With this comprehensive view across a retailer’s entire value chain, corporate executives will achieve perspectives on how well strategies are working – or not – to move each variable measured. And analysts and investors will be able to make direct comparisons of retailers at different development stages and across different business models and platforms.

For example, the Deloitte report compares three different retail businesses – traditional large format with 90 percent of sales derived in physical locations; a digital, vertically-integrated, direct-to-consumer at early growth stage; and an online-focused retailer with profits derived from financing, subscriptions, third-party sales, advertising revenue and consumer services. It then compared them using standard sales per square-foot and same-store sales metrics. They took data directly from publicly reported financials to make the comparisons. Obviously, these metrics only work for the traditional retailer.

By using the newly proposed metrics, reliable comparisons can be made across all three companies. The traditional format retailer leads in retail profit/transaction but is weakest in revenue growth. The digitally native DTC retailer takes the lead in sales/unique customer and revenue growth but is weak in retail profit/transaction and free-cash-flow. The online-focused retailer leads in free-cash-flow and is also strong in revenue growth and return on invested capital but is weak in retail profit/transaction.

New Retail Metrics Give Apples-to-Apples Comparisons

What is most important about these five metrics is they allow apples-to-apples comparison of different retailers at different stages of growth and using different business models, something that traditional metrics don’t allow.

Widespread implementation of this new retail metric model would answer a need that Deloitte identified in a survey with 25 retail CFOs and financial executives, where 88 percent said their companies are rethinking their metrics to more accurately align with cross-channel operations. Further, only about one-third said their internal metrics “really align” with how they measure themselves externally.
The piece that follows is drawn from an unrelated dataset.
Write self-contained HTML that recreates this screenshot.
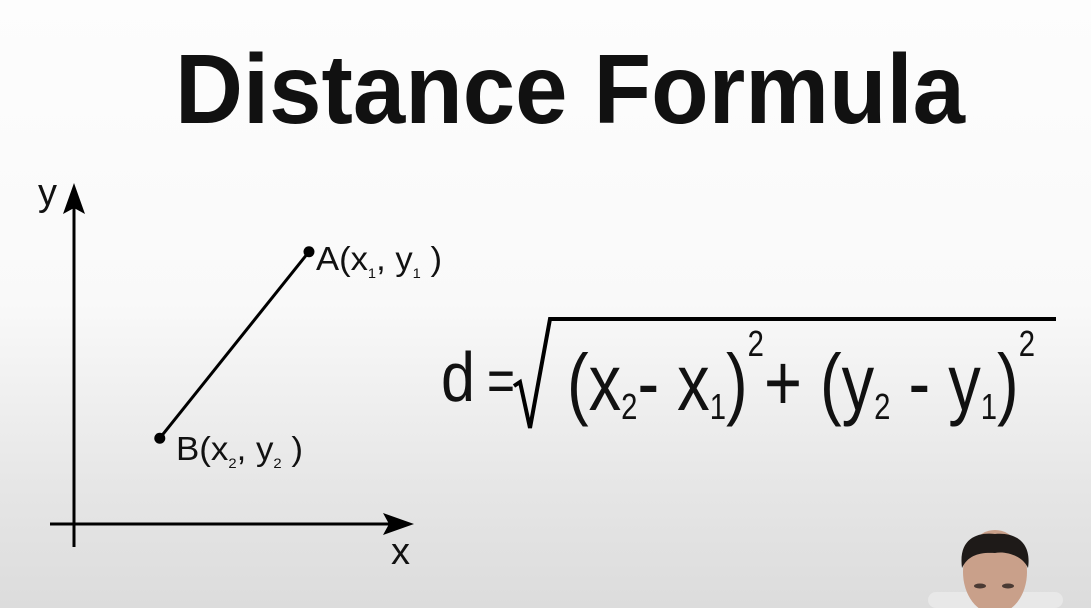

And only two of the retail CFOs/financial executives believe their organization’s traditional metrics properly position them to address changes in the retail market. I would venture to say those two retailers are either now or will soon be swept under in the retail apocalypse.

Scorecards

How a company measures its success is how it defines its goals. That is what the organization works towards, but that can mean ignoring other critically important variables that don’t factor into their scorecards. Measuring the right things in retail, not just the easy, convenient or traditional things, is critical now as retail is changing so rapidly and consumers have so many choices.

As Matthew Shay, president and CEO of the National Retail Federation says, “The current suite of metrics was built for a time that no longer exists. The lines between channels have blurred beyond recognition, making it challenging to properly attribute a sale with these outdated metrics.”

The Deloitte study presents a new set of retail metrics that is more comprehensive and measures a wider range of variables. They give a more insightful read on the state of the business now and into the future.

In closing, I can’t agree more with Deloitte’s final comments, “Companies should dig deeper into their numbers to better determine how and where they are generating revenue, who their customers are, and how they can drive additional income from customer acquisition and retention. Implementing and holding true to a new set of metrics should allow the entire industry to more effectively assess value creation and value capture.”